1.    Own your opportunity. Say “yes,” even if you aren’t 100 percent sure you are ready to tackle a daunting new project or role. One of the best pieces of advice I got from a trusted mentor was to assume leadership and opportunities will start coming your way. You don’t need to have all of the answers; you just need to trust that you have the resources and people around you who do.

2.    Consider lateral career choices. Successful careers often aren’t linear. In my case, I took a job that involved reporting to a peer. Why did I do it? It was a role that would give me new insights to a key part of the business that I didn’t know as well, which was way more important to me than hierarchy. I learned so much that it got me where I am today.

3.    How to pick a mentor/sponsor. Sometimes people find you. But often you have to be the instigator, so to speak. And you want to look for someone who cares enough and feels comfortable giving constructive, even difficult feedback. Here’s something I found:  Look for someone who inspires you. It’s a lot easier to swallow your medicine when it’s coming from someone who inspires you. The advice is likely grounded in their own personal experience and designed to help you learn from your mistakes or miscues, probably similar to ones they made. 

4.    Don’t let stress control your life. Sometimes work situations just aren’t fixable. At a previous workplace when I was just getting started, I worked for what some would call a micromanager. Young and ambitious, I convinced—well, tried to convince—myself that I could handle the situation and thrive amid the stress. I was wrong.

We’re not infallible as humans.
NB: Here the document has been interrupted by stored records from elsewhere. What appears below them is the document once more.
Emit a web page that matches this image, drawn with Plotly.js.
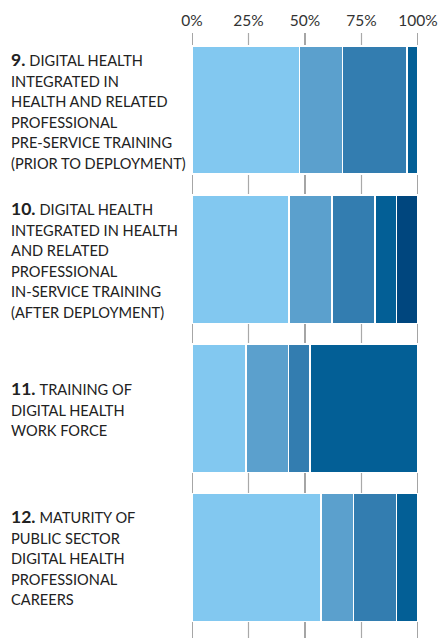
<!DOCTYPE html>
<html>
<head>
<meta charset="utf-8">
<script src="https://cdn.plot.ly/plotly-3.0.1.min.js"></script>
<style>html,body{margin:0;padding:0;background:#fff;}</style>
</head>
<body>
<div id="chart" style="width:438px;height:638px;"></div>
<script>
// Categories (indicator numbers) and their label lines
var categories = ['9', '10', '11', '12'];
var labelLines = [
  ['digital health', 'integrated in', 'health and related', 'professional', 'pre-service training', '(prior to deployment)'],
  ['digital health', 'integrated in health', 'and related', 'professional', 'in-service training', '(after deployment)'],
  ['training of', 'digital health', 'work force'],
  ['maturity of', 'public sector', 'digital health', 'professional', 'careers']
];

// Share of countries per phase (percent)
var phase1 = [47.6, 42.9, 23.8, 57.1];
var phase2 = [19.0, 19.0, 19.0, 14.3];
var phase3 = [28.6, 19.0, 9.5, 19.0];
var phase4 = [4.8, 9.5, 47.6, 9.5];
var phase5 = [0, 9.5, 0, 0];

var xTicks = [0, 25, 50, 75, 100];
var xTickLabels = ['0%', '25%', '50%', '75%', '100%'];

var colors = ['#82C8F0', '#5BA0CD', '#337DB0', '#035F96', '#00467E'];
var series = [phase1, phase2, phase3, phase4, phase5];

var traces = series.map(function (vals, i) {
  return {
    type: 'bar',
    orientation: 'h',
    y: categories,
    x: vals,
    marker: { color: colors[i], line: { color: '#ffffff', width: 1.5 } },
    hoverinfo: 'x',
    showlegend: false
  };
});

var shapes = xTicks.map(function (t) {
  var dark = (t === 0 || t === 50 || t === 100);
  return {
    type: 'line', layer: 'below', xref: 'x', yref: 'paper',
    x0: t, x1: t, y0: 0, y1: 1,
    line: { color: dark ? '#6a6a6a' : '#a9a9a9', width: 1.2 }
  };
});

var annotations = categories.map(function (c, i) {
  var lines = labelLines[i].map(function (l, j) {
    var t = '<span style="font-size:14.6px">' + l.toUpperCase() + '</span>';
    if (j === 0) {
      t = '<span style="font-size:17.5px"><b>' + c + '.</b></span> ' + t;
    }
    return t;
  });
  return {
    xref: 'paper', yref: 'y',
    x: (9 - 192) / 226, y: i,
    xanchor: 'left', yanchor: 'middle', align: 'left',
    showarrow: false,
    text: lines.join('<br>'),
    font: { family: 'Lato, "Open Sans", sans-serif', size: 15.8, color: '#222222' }
  };
});

var layout = {
  width: 438, height: 638,
  margin: { l: 192, r: 20, t: 33, b: 0, pad: 0 },
  paper_bgcolor: '#ffffff',
  plot_bgcolor: '#ffffff',
  barmode: 'stack',
  bargap: 0.14,
  xaxis: {
    side: 'top',
    range: [0, 100],
    tickvals: xTicks,
    ticktext: xTickLabels,
    showgrid: false,
    zeroline: false,
    showline: false,
    ticks: '',
    ticklabelstandoff: 3,
    tickfont: { family: 'Lato, "Open Sans", sans-serif', size: 15.5, color: '#333333' },
    fixedrange: true
  },
  yaxis: {
    type: 'category',
    categoryorder: 'array',
    categoryarray: categories,
    range: [3.54, -0.517],
    showticklabels: false,
    showgrid: false,
    zeroline: false,
    showline: false,
    ticks: '',
    fixedrange: true
  },
  shapes: shapes,
  annotations: annotations
};

Plotly.newPlot('chart', traces, layout, { displayModeBar: false, staticPlot: true });
</script>
</body>
</html>
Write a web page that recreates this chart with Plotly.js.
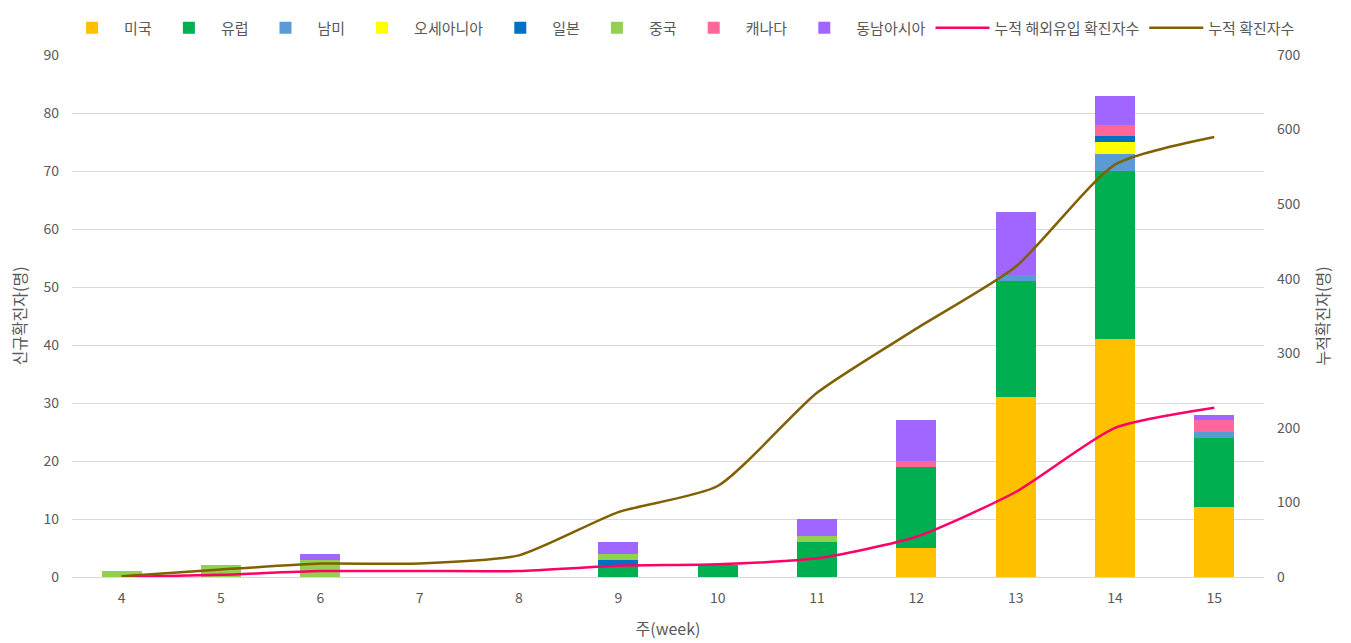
<!DOCTYPE html>
<html>
<head>
<meta charset="utf-8">
<script src="https://cdn.plot.ly/plotly-3.0.1.min.js"></script>
<style>html,body{margin:0;padding:0;background:#fff;}#chart{width:1351px;height:643px;}</style>
</head>
<body>
<div id="chart"></div>
<script>
const weeks = ['4','5','6','7','8','9','10','11','12','13','14','15'];
const usa      = [0,0,0,0,0,0,0,0,5,31,41,12];
const europe   = [0,0,0,0,0,2,2,6,14,20,29,12];
const samerica = [0,0,0,0,0,0,0,0,0,1,3,1];
const oceania  = [0,0,0,0,0,0,0,0,0,0,2,0];
const japan    = [0,0,0,0,0,1,0,0,0,0,1,0];
const china    = [1,2,3,0,0,1,0,1,0,0,0,0];
const canada   = [0,0,0,0,0,0,0,0,1,0,2,2];
const seasia   = [0,0,1,0,0,2,0,3,7,11,5,1];
const cumImported = [0,3,8,8,8,15,17,25,54,114,200,227];
const cumTotal    = [1,10,18,18,29,87,122,247,333,416,553,590];

const barSeries = [
  ['미국', usa, '#FFC000'],
  ['유럽', europe, '#00B050'],
  ['남미', samerica, '#5B9BD5'],
  ['오세아니아', oceania, '#FFFF00'],
  ['일본', japan, '#0070C0'],
  ['중국', china, '#92D050'],
  ['캐나다', canada, '#FF6699'],
  ['동남아시아', seasia, '#A066FF']
];

const traces = barSeries.map(([name, vals, color]) => ({
  type: 'bar', name: name, x: weeks, y: vals,
  marker: {color: color}, width: 0.4, hoverinfo: 'x+y+name'
}));
traces.push({
  type: 'scatter', mode: 'lines', name: '누적 해외유입 확진자수', x: weeks, y: cumImported,
  yaxis: 'y2', line: {color: '#FF0066', width: 2.5, shape: 'spline', smoothing: 0.6}
});
traces.push({
  type: 'scatter', mode: 'lines', name: '누적 확진자수', x: weeks, y: cumTotal,
  yaxis: 'y2', line: {color: '#806000', width: 2.5, shape: 'spline', smoothing: 0.6}
});

const font = {family: '"Noto Sans CJK KR", "Noto Sans", sans-serif', color: '#595959', size: 14};
const layout = {
  width: 1351, height: 643,
  margin: {l: 72, r: 87, t: 53, b: 66},
  paper_bgcolor: '#fff', plot_bgcolor: '#fff',
  font: font,
  barmode: 'stack',
  bargap: 0.6,
  showlegend: true,
  legend: {orientation: 'h', x: -0.01, xanchor: 'left', y: 1.02, yanchor: 'bottom',
           font: {size: 15, color: '#595959', family: font.family}, traceorder: 'normal',
           itemwidth: 54, tracegroupgap: 0},
  xaxis: {
    type: 'category', showgrid: false, showline: true, linecolor: '#d9d9d9', linewidth: 1,
    ticks: '', tickfont: {size: 14}, ticklabelstandoff: 8,
    title: {text: '주(week)', font: {size: 16, color: '#595959'}, standoff: 18}
  },
  yaxis: {
    range: [0, 90], dtick: 10, showgrid: true, gridcolor: '#d9d9d9', gridwidth: 1,
    zeroline: false, ticks: '', tickfont: {size: 14}, ticklabelstandoff: 12,
    title: {text: '신규확진자(명)', font: {size: 16, color: '#595959'}, standoff: 12}
  },
  yaxis2: {
    range: [0, 700], dtick: 100, overlaying: 'y', side: 'right', showgrid: false,
    zeroline: false, ticks: '', tickfont: {size: 14}, ticklabelstandoff: 12,
    title: {text: '누적확진자(명)', font: {size: 16, color: '#595959'}, standoff: 18}
  }
};
Plotly.newPlot('chart', traces, layout, {displayModeBar: false});
</script>
</body>
</html>
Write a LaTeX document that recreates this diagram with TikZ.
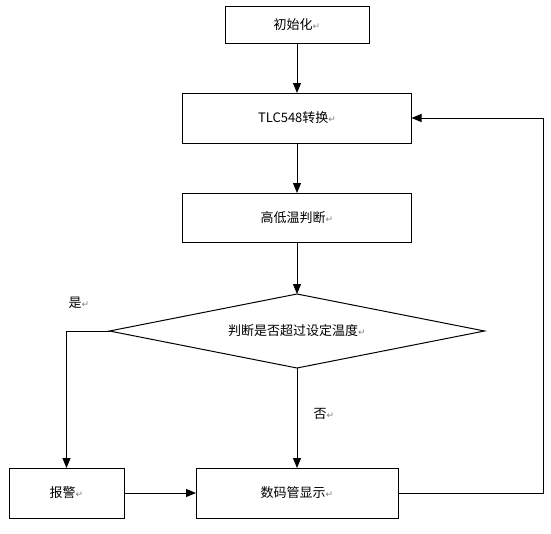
\documentclass[tikz,border=0pt]{standalone}
\usepackage{fontspec}
\setmainfont{Noto Sans CJK SC}
\newfontfamily\symfont{DejaVu Sans}
\usetikzlibrary{shapes.geometric, arrows.meta, positioning}
\newcommand{\parmark}{{\symfont\color{gray}\fontsize{9}{9}\selectfont ↵}}

\begin{document}
\begin{tikzpicture}[
    x=1pt, y=1pt,
    node distance = 50pt and 72pt,
    font=\fontsize{13}{15}\selectfont,
    box/.style = {rectangle, draw, line width=1pt, minimum width=229pt, minimum height=50pt, inner sep=0pt, outer sep=0pt},
    decision/.style = {diamond, draw, line width=1pt, aspect=5, minimum width=375pt, minimum height=74pt, inner sep=0pt, outer sep=0pt},
    arrow/.style = {line width=1pt, -{Triangle[width=8pt,length=10pt]}}
]

\useasboundingbox (0,0) rectangle (551,-533);

% Define nodes
\node[box, minimum width=144pt, minimum height=37pt] (init) at (297,-24.5) {初始化\parmark};
\node[box, below=of init] (convert) {TLC548转换\parmark};
\node[box, below=of convert, minimum height=49pt] (judge) {高低温判断\parmark};
\node[decision, below=52pt of judge] (check) {判断是否超过设定温度\parmark};
\node[box, below=100pt of check, minimum width=202pt] (display) {数码管显示\parmark};
\node[box, left=of display, minimum width=115pt] (alarm) {报警\parmark};
\node (yes) at (79,-303) {是\parmark};
\node (no) at (324,-414) {否\parmark};

% Draw arrows
\draw[arrow] (init) -- (convert);
\draw[arrow] (convert) -- (judge);
\draw[arrow] (judge) -- (check);
\draw[arrow] (check) -- (display);
\draw[arrow] (check.west) -| (alarm);
\draw[arrow] (alarm) -- (display);
\draw[arrow] (display.east) -- ++(145,0) |- (convert.east);

\end{tikzpicture}
\end{document}
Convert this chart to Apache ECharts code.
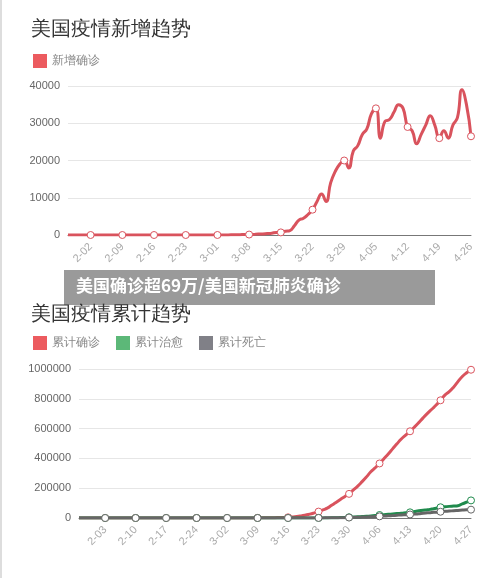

Some things just don’t work, and it’s better (not to mention healthier) to walk away and seek other opportunities. When I see signs of stress in colleagues, remembering how it affected me, I look for remedies. If I’m having a bad day or two and still can’t shake it, I sit down and say to myself: Let’s change something here instead of getting stuck. Self-honesty and self-care are vital. Spend 15 minutes in the evening reflecting on your day and ask, “What am I going to do more of? What am I going to change?”

5.    Avoid group think. As you might imagine, a big part of my job is to help people see the benefits of change; how doing things differently benefits their work life and not uncommonly their personal life when they become more empowered and efficient. 

While it is a great premise, executing it is not easy. It takes a team of people dedicated to the promise of transformation and you have to show results. What fuels this thinking?  First, let me suggest what stops transformation in its tracks:  group think. 

What makes it work?  A diverse workplace that celebrates and respects diverse thinking.  As a leader, actively encourage and model open discussion, and if done correctly, it will prompt people to become your change agents. 

6.    Listen well. You will hear “This is never going to work.” Or, “We tried it before, and it failed.” Dig a little and ask, “Why didn’t it work before?” You might be surprised when you peel back the onion. Sometimes, the original skepticism turns to excitement.

Leaders today are looking for individuals who are open to change and flexible. You don’t have to say “yes” to everything. But to be successful, learning how to embrace and navigate change does need to be part of your internal fabric.